- Problem description: In the data below, locate each line with the word "that" and list it.

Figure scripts
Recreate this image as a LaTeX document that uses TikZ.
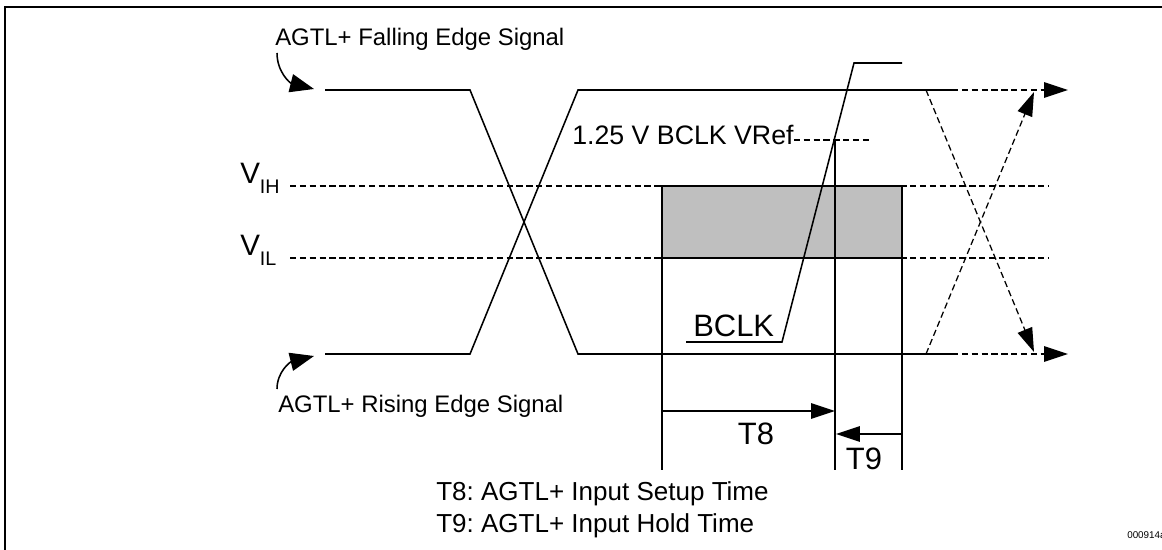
\documentclass[tikz,border=0pt]{standalone}
\usepackage{fontspec}
\setmainfont{Liberation Sans}
\usetikzlibrary{arrows.meta}
\frenchspacing

\begin{document}
\begin{tikzpicture}[x=0.025cm,y=-0.025cm,>={Triangle[length=17pt,width=11pt]},
 sig/.style={line width=1.1pt},
 lvl/.style={line width=0.9pt,dash pattern=on 4.5pt off 2.5pt},
 txt/.style={inner sep=0pt,anchor=base west,font=\fontsize{17}{20}\selectfont},
 bigtxt/.style={inner sep=0pt,font=\fontsize{22}{26}\selectfont}]
 \useasboundingbox (0,0) rectangle (1162,550);
 \draw[line width=1.8pt] (5,550) |- (1162,7);
 % threshold levels and setup/hold window
 \draw[lvl] (290,186) -- (1048,186);
 \draw[lvl] (290,258) -- (1048,258);
 \filldraw[fill=black!25,line width=1.1pt] (662,186) rectangle (902,258);
 \node[inner sep=0pt,anchor=base west,font=\fontsize{21}{24}\selectfont] (vih) at (240,184) {V\raisebox{-7pt}{\fontsize{14}{16}\selectfont IH}};
 \node[inner sep=0pt,anchor=base west,font=\fontsize{21}{24}\selectfont] (vil) at (240,256) {V\raisebox{-7pt}{\fontsize{14}{16}\selectfont IL}};
 % signals
 \coordinate (f0) at (325,90); \coordinate (f1) at (470,90);
 \coordinate (f2) at (578,354); \coordinate (f3) at (952,354);
 \coordinate (r0) at (325,354); \coordinate (r1) at (470,354);
 \coordinate (r2) at (578,90); \coordinate (r3) at (952,90);
 \draw[sig] (f0) -- (f1) -- (f2) -- (f3);
 \draw[sig] (r0) -- (r1) -- (r2) -- (r3);
 \coordinate (hi) at (1068,90); \coordinate (lo) at (1068,354);
 \draw[lvl,->] (r3) -- (hi);
 \draw[lvl,->] (f3) -- (lo);
 \coordinate (xa) at (926,90); \coordinate (xb) at (1034,352);
 \coordinate (xc) at (926,354); \coordinate (xd) at (1034,92);
 \draw[lvl,->] (xa) -- (xb);
 \draw[lvl,->] (xc) -- (xd);
 \node[txt] (fall) at (275,46) {AGTL+ Falling Edge Signal};
 \node[txt] (rise) at (278,412) {AGTL+ Rising Edge Signal};
 \coordinate (fallp) at (314,89); \coordinate (risep) at (314,356);
 \draw[line width=1.1pt,-{Triangle[length=17pt,width=13pt]}] (277,53) .. controls (277,72) and (290,83) .. (fallp);
 \draw[line width=1.1pt,-{Triangle[length=17pt,width=13pt]}] (277,389) .. controls (277,372) and (290,362) .. (risep);
 % clock
 \coordinate (c0) at (686,342); \coordinate (c1) at (782,342);
 \coordinate (c2) at (854,63); \coordinate (c3) at (902,63);
 \draw[sig] (c0) -- (c1) -- (c2) -- (c3);
 \node[bigtxt,anchor=base west] (bclk) at (693,336) {BCLK};
 \node[inner sep=0pt,anchor=base west,font=\fontsize{19}{22}\selectfont] (vref) at (572,145) {1.25 V BCLK VRef};
 \coordinate (vr) at (870,140);
 \draw[lvl] (vref.east|-vr) -- (vr);
 % timing markers
 \coordinate (m0) at (662,470); \coordinate (m1) at (835,470); \coordinate (m2) at (902,470);
 \draw[sig] (662,186) -- (m0);
 \draw[sig] (835,140) -- (m1);
 \draw[sig] (902,258) -- (m2);
 \coordinate (t8a) at (662,411); \coordinate (t8b) at (835,411);
 \coordinate (t9a) at (902,434); \coordinate (t9b) at (836,434);
 \draw[sig,->] (t8a) -- (t8b);
 \draw[sig,->] (t9a) -- (t9b);
 \node[bigtxt] (t8) at (756,434) {T8};
 \node[bigtxt] (t9) at (864,459) {T9};
 \node[txt,font=\fontsize{18.5}{22}\selectfont] (t8txt) at (436,500) {T8: AGTL+ Input Setup Time};
 \node[txt,font=\fontsize{18.5}{22}\selectfont] (t9txt) at (436,532) {T9: AGTL+ Input Hold Time};
 \node[inner sep=0pt,anchor=base west,font=\fontsize{7}{8}\selectfont] (fig) at (1127,538) {000914a};
\end{tikzpicture}
\end{document}
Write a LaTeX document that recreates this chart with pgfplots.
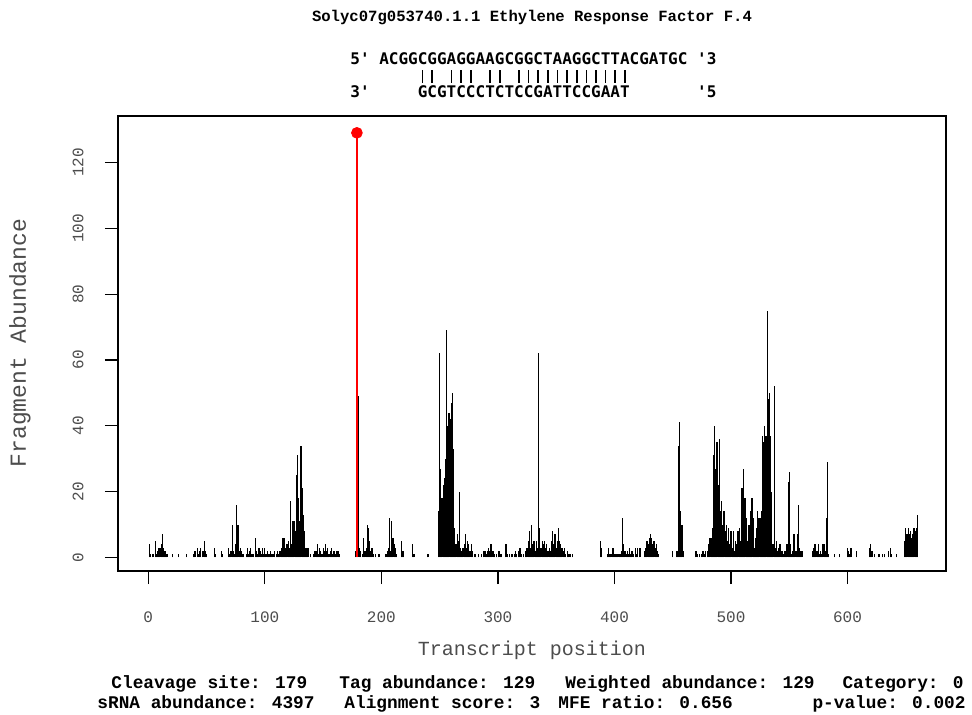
\documentclass[border=0pt]{standalone}
\usepackage{fontspec}
\usepackage{pgfplots}
\pgfplotsset{compat=1.18}
\usepackage{pgfplotstable}
\newfontfamily\cour{Liberation Mono}
\newfontfamily\dvm{DejaVu Sans Mono}
\definecolor{lab}{gray}{0.3}
\newcommand{\spc}{\hphantom{0}}
\newcommand{\br}{\makebox[4.816pt]{\rule{0.8pt}{6.5pt}}}
\newcommand{\bs}{\hspace{4.816pt}}
\pgfplotstableread{
x y
1 4
2 1
4 1
6 5
7 1
8 2
9 3
10 3
11 4
12 7
13 3
14 2
15 2
16 1
21 1
26 1
33 1
39 1
40 2
42 3
43 1
44 2
45 3
47 2
48 5
49 2
50 1
57 3
58 1
63 2
64 1
69 3
70 1
71 2
72 10
73 2
74 1
75 4
76 16
77 10
78 2
79 3
80 2
81 1
82 1
84 1
85 3
86 1
87 2
88 3
89 1
90 1
92 6
93 2
94 1
95 3
96 2
97 1
98 3
99 1
100 3
101 1
102 2
103 1
104 1
105 2
106 1
107 1
108 2
110 1
111 2
112 1
113 2
114 3
115 6
116 6
117 6
118 3
119 4
120 5
121 3
122 17
123 4
124 11
125 11
126 8
127 25
128 31
129 18
130 11
131 34
132 21
133 13
134 8
135 3
136 3
137 3
139 1
142 1
143 2
144 2
145 4
146 1
147 3
148 2
149 1
150 3
151 2
152 4
153 2
154 3
155 1
156 2
157 3
158 1
159 2
160 2
161 1
162 2
163 2
164 1
178 2
180 49
181 3
182 2
184 1
185 6
186 2
187 3
188 10
189 9
190 5
191 2
192 3
193 1
195 1
198 1
204 1
205 2
206 3
207 12
208 2
209 11
210 6
211 4
212 3
213 1
217 5
218 2
219 2
227 4
228 1
240 1
249 14
250 62
251 27
252 18
253 22
254 24
255 30
256 69
257 40
258 44
259 42
260 47
261 50
262 33
263 9
264 4
265 7
266 5
267 20
268 3
269 2
270 3
271 4
272 7
273 3
274 5
275 4
276 2
277 4
278 2
280 1
281 1
283 1
286 1
288 2
289 2
290 1
291 2
292 3
293 2
294 4
295 2
296 2
297 1
299 1
301 2
302 1
303 1
307 4
308 1
310 1
312 1
314 1
315 2
316 1
318 2
319 3
320 1
322 1
324 2
325 3
326 5
327 8
328 3
329 10
330 4
331 5
332 2
333 5
334 3
335 62
336 9
337 3
338 5
339 4
340 5
341 3
342 4
343 2
344 3
345 2
346 5
347 8
348 4
349 7
350 3
351 5
352 9
353 5
354 4
355 3
356 2
357 3
358 1
360 2
361 1
362 1
364 1
388 5
389 3
394 1
395 3
396 1
397 1
398 3
399 3
400 1
401 1
402 1
403 1
404 1
405 1
406 2
407 12
408 4
409 2
410 1
411 2
412 1
413 3
414 1
415 2
416 1
418 3
419 1
420 3
422 3
426 2
427 3
428 5
429 4
430 6
431 7
432 6
433 4
434 5
435 3
436 4
437 2
438 1
450 2
453 2
454 2
455 34
456 41
457 14
458 10
459 2
470 2
471 1
473 1
475 1
476 2
477 1
478 2
480 2
481 4
482 6
483 6
484 9
485 31
486 40
487 27
488 35
489 22
490 36
491 14
492 17
493 10
494 14
495 8
496 10
497 5
498 9
499 4
500 8
501 3
502 8
503 2
504 5
505 4
506 8
507 9
508 5
509 21
510 21
511 27
512 18
513 12
514 5
515 10
516 10
517 14
518 18
519 12
520 3
521 6
522 9
523 14
524 12
525 12
526 14
527 37
528 35
529 40
530 37
531 75
532 48
533 50
534 37
535 20
536 4
537 52
538 3
539 5
540 2
541 3
542 4
543 2
544 2
545 1
546 2
547 2
548 4
549 23
550 26
551 4
552 1
553 2
554 7
555 2
556 2
557 7
558 16
559 3
560 2
561 2
570 2
571 3
572 4
573 2
574 2
575 4
576 1
577 2
578 1
579 4
580 4
581 2
582 12
583 29
584 1
589 1
593 1
600 3
601 2
602 1
603 3
608 2
619 3
620 4
621 2
623 1
627 1
630 1
632 1
635 2
637 3
638 1
642 1
649 5
650 9
651 7
652 9
653 7
654 8
655 6
656 7
657 9
658 8
659 9
660 13
}\tdata
\begin{document}
\begin{tikzpicture}
\useasboundingbox (-59pt,-72pt) rectangle (427pt,285.5pt);
\begin{axis}[
  at={(0pt,0pt)}, anchor=south west,
  scale only axis, width=414pt, height=227.5pt,
  xmin=-26, xmax=684.5, ymin=-4.12, ymax=134.12,
  xtick={0,100,...,600}, ytick={0,20,...,120},
  tick align=outside, tick pos=left,
  major tick length=6.5pt,
  axis line style={line width=0.7pt},
  every tick/.style={black, line width=0.6pt},
  /pgf/number format/assume math mode=true,
  xticklabel style={font=\cour\fontsize{8}{9}\selectfont, text=lab, anchor=center, yshift=-16.5pt},
  yticklabel style={font=\cour\fontsize{8}{9}\selectfont, text=lab, rotate=90, anchor=center, yshift=13.5pt},
]
\addplot[ycomb, black, line width=0.6pt] table[x=x, y=y] {\tdata};
\addplot[ycomb, red, line width=0.75pt] coordinates {(179,129)};
\addplot[only marks, mark=*, red, mark size=2.7pt] coordinates {(179,129)};
\end{axis}
% title
\node[anchor=base, font=\cour\bfseries\fontsize{7.8}{9}\selectfont] at (207pt,274.5pt) {Solyc07g053740.1.1 Ethylene Response Factor F.4};
% alignment
\node[anchor=base west, inner sep=0pt, font=\dvm\bfseries\fontsize{8}{9}\selectfont] at (116pt,253pt) {5\textquotesingle\spc ACGGCGGAGGAAGCGGCTAAGGCTTACGATGC\spc\textquotesingle 3};
\node[anchor=base west, inner sep=0pt] at (116pt,244pt) {\bs\bs\bs\bs\bs\bs\bs\br\br\bs\br\br\br\bs\br\br\bs\br\br\br\br\br\br\br\br\br\br\br\br};
\node[anchor=base west, inner sep=0pt, font=\dvm\bfseries\fontsize{8}{9}\selectfont] at (116pt,236.5pt) {3\textquotesingle\spc\spc\spc\spc\spc GCGTCCCTCTCCGATTCCGAAT\spc\spc\spc\spc\spc\spc\spc\textquotesingle 5};
% axis labels
\node[anchor=base, font=\cour\fontsize{10}{12}\selectfont, text=lab] at (207pt,-42.5pt) {Transcript position};
\node[anchor=center, rotate=90, font=\cour\fontsize{11.5}{13}\selectfont, text=lab] at (-49pt,114pt) {Fragment Abundance};
% bottom info
\begin{scope}[every node/.style={inner sep=0pt, font=\cour\bfseries\fontsize{8.9}{10}\selectfont}]
\node[anchor=base west] at (-3.5pt,-59pt) {Cleavage site: 179};
\node[anchor=base west] at (110.5pt,-59pt) {Tag abundance: 129};
\node[anchor=base west] at (223.5pt,-59pt) {Weighted abundance: 129};
\node[anchor=base east] at (423pt,-59pt) {Category: 0};
\node[anchor=base west] at (-10.5pt,-69pt) {sRNA abundance: 4397};
\node[anchor=base west] at (113pt,-69pt) {Alignment score: 3};
\node[anchor=base west] at (220pt,-69pt) {MFE ratio: 0.656};
\node[anchor=base east] at (424pt,-69pt) {p-value: 0.002};
\end{scope}
\end{tikzpicture}
\end{document}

- The response:
Recreate this image as a LaTeX document that uses TikZ.
Write a LaTeX document that recreates this chart with pgfplots.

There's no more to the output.